Swiss researcher Ellina Bernard, supported by a grant from the Swiss National Science Foundation, is exploring the potential of clay as a sustainable building material. Traditional building materials, especially cement, contribute significantly to global greenhouse gas emissions. Bernard’s research aims to harness clay’s eco-friendly qualities—abundant supply, recyclability, and low CO2 emissions— to create sustainable structures.
Clay, an ancient building material, could offer a cleaner alternative to concrete. While it may not replace concrete entirely, Bernard envisions its application in non-load-bearing constructions and load-bearing walls of residential buildings. In Switzerland, where over half of building permits are for residential structures, this could make a substantial impact.
To enhance the stability of clay, Bernard’s team explores the use of magnesium oxide as a stabilizing binder. Initial laboratory experiments show promising results, achieving up to 15 megapascals of compressive strength. The sustainable production of magnesium oxide could further reduce the carbon footprint compared to conventional cement.

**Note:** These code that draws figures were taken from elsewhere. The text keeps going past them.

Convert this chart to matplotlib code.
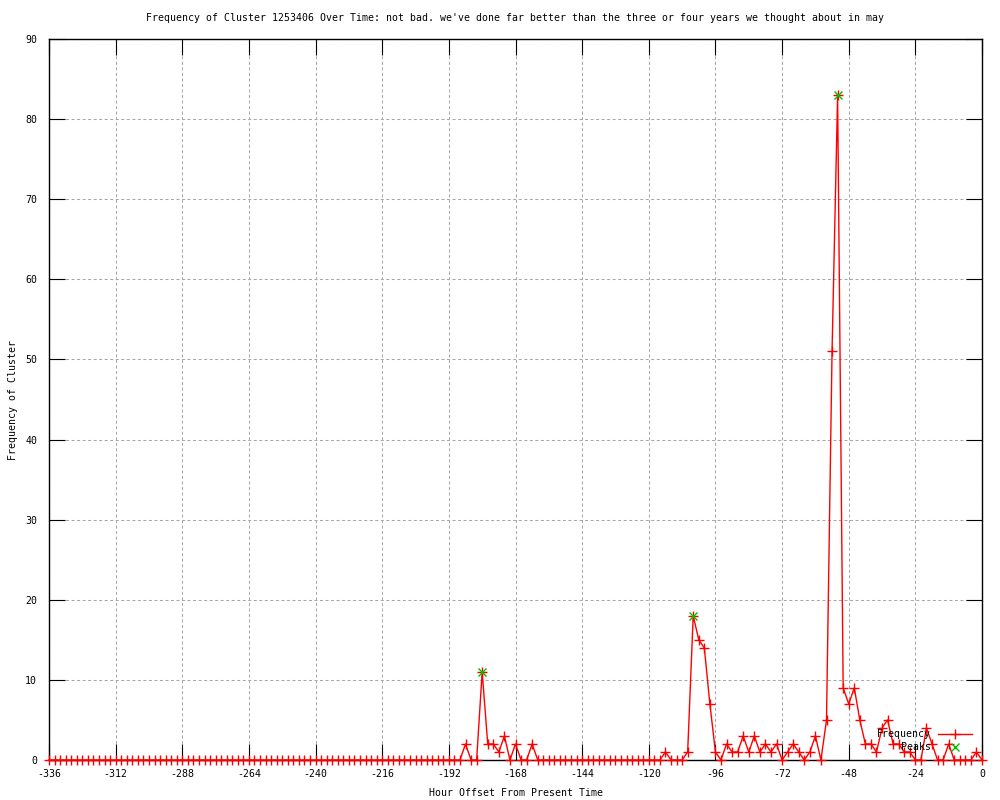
import numpy as np
import matplotlib
matplotlib.use("Agg")
import matplotlib.pyplot as plt

# ---- data ----
hours = list(range(-336, 1, 2))  # hour offsets, one point every 2 hours

frequency = [
    # -336 .. -190
    0, 0, 0, 0, 0, 0, 0, 0, 0, 0, 0, 0, 0, 0, 0, 0, 0, 0, 0, 0,
    0, 0, 0, 0, 0, 0, 0, 0, 0, 0, 0, 0, 0, 0, 0, 0, 0, 0, 0, 0,
    0, 0, 0, 0, 0, 0, 0, 0, 0, 0, 0, 0, 0, 0, 0, 0, 0, 0, 0, 0,
    0, 0, 0, 0, 0, 0, 0, 0, 0, 0, 0, 0, 0, 0,
    # -188 .. -160
    0, 2, 0, 0, 11, 2, 2, 1, 3, 0, 2, 0, 0, 2, 0,
    # -158 .. -116
    0, 0, 0, 0, 0, 0, 0, 0, 0, 0, 0, 0, 0, 0, 0, 0, 0, 0, 0, 0, 0, 0,
    # -114 .. -58
    1, 0, 0, 0, 1, 18, 15, 14, 7, 1, 0, 2, 1, 1, 3, 1, 3, 1, 2, 1,
    2, 0, 1, 2, 1, 0, 1, 3, 0,
    # -56 .. 0
    5, 51, 83, 9, 7, 9, 5, 2, 2, 1, 4, 5, 2, 2, 1, 1, 0, 0, 4, 2,
    0, 0, 2, 0, 0, 0, 0, 1, 0,
]

peak_hours = [-180, -104, -52]
peak_values = [11, 18, 83]

x_ticks = [-336, -312, -288, -264, -240, -216, -192, -168, -144, -120,
           -96, -72, -48, -24, 0]
y_ticks = [0, 10, 20, 30, 40, 50, 60, 70, 80, 90]

title = ("Frequency of Cluster 1253406 Over Time: not bad. we've done far "
         "better than the three or four years we thought about in may")

# ---- figure ----
FONT = "DejaVu Sans Mono"
FS = 7.15
plt.rcParams["font.family"] = [FONT]

fig = plt.figure(figsize=(10, 8), dpi=100)
ax = fig.add_axes([0.049, 0.05, 0.933, 0.90125])

ax.plot(hours, frequency, color="#ff0000", lw=1.0, marker="+",
        markersize=7, markeredgewidth=1.0, label="Frequency",
        clip_on=False, zorder=3)
ax.plot(peak_hours, peak_values, linestyle="none", color="#00c000",
        marker="x", markersize=5.5, markeredgewidth=1.0, label="Peaks",
        clip_on=False, zorder=4)

ax.set_xlim(-336, 0)
ax.set_ylim(0, 90)
ax.set_xticks(x_ticks)
ax.set_yticks(y_ticks)
ax.set_xticklabels([str(v) for v in x_ticks], fontsize=FS)
ax.set_yticklabels([str(v) for v in y_ticks], fontsize=FS)

ax.tick_params(axis="both", direction="in", length=11.5, width=0.8,
               top=True, right=True, color="black")
ax.tick_params(axis="x", pad=6.5)
ax.tick_params(axis="y", pad=8.5)

ax.grid(True, color="#a8a8a8", linewidth=0.75, linestyle=(0, (2.9, 2.4)))
ax.set_axisbelow(True)
for sp in ax.spines.values():
    sp.set_linewidth(1.0)
    sp.set_color("black")

fig.text(0.5145, 1 - 18 / 800, title, ha="center", va="center", fontsize=FS)
fig.text(0.516, 1 - 793 / 800, "Hour Offset From Present Time",
         ha="center", va="center", fontsize=FS)
fig.text(0.013, 0.5, "Frequency of Cluster", rotation=90,
         ha="center", va="center", fontsize=FS)

leg = ax.legend(loc="lower right", bbox_to_anchor=(0.989, 0.011),
                frameon=False, markerfirst=False, numpoints=1,
                handlelength=3.4, handletextpad=0.7, labelspacing=0.3,
                borderpad=0, borderaxespad=0, fontsize=FS)

fig.savefig("out.png", dpi=100)
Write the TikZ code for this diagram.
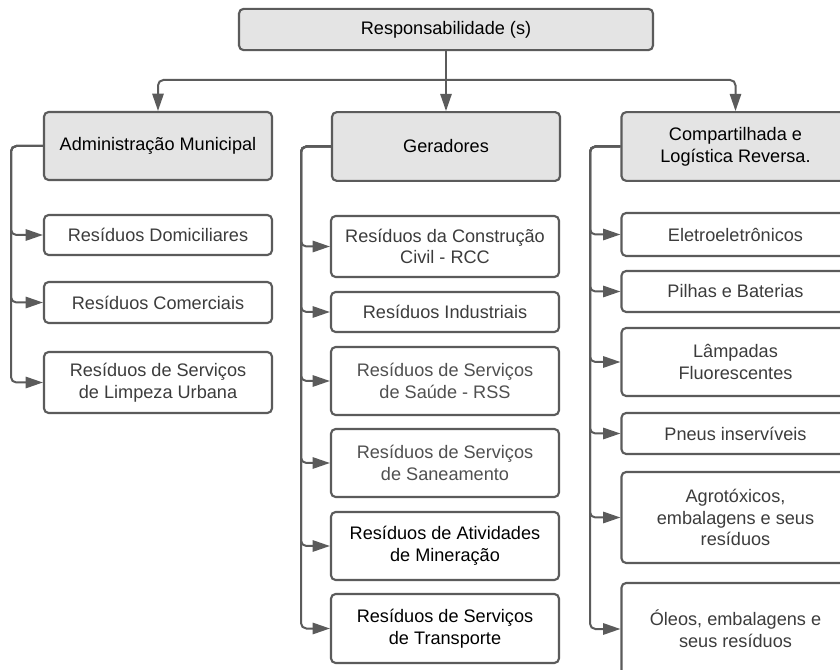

Bernard’s project, “Deciphering the role of magnesium in earth materials for sustainable construction,” not only focuses on material strength but also considers the holistic sustainability of building materials. Life cycle analyses accompany laboratory experiments to assess durability, deconstruction, and recyclability.
While the project is in its early stages, the goal is to define standards for clay composition, mechanical strength, and create a clean, eco-friendly alternative for industrial construction. This research, supported by an Ambizione grant, represents a significant step toward greener construction practices in Switzerland.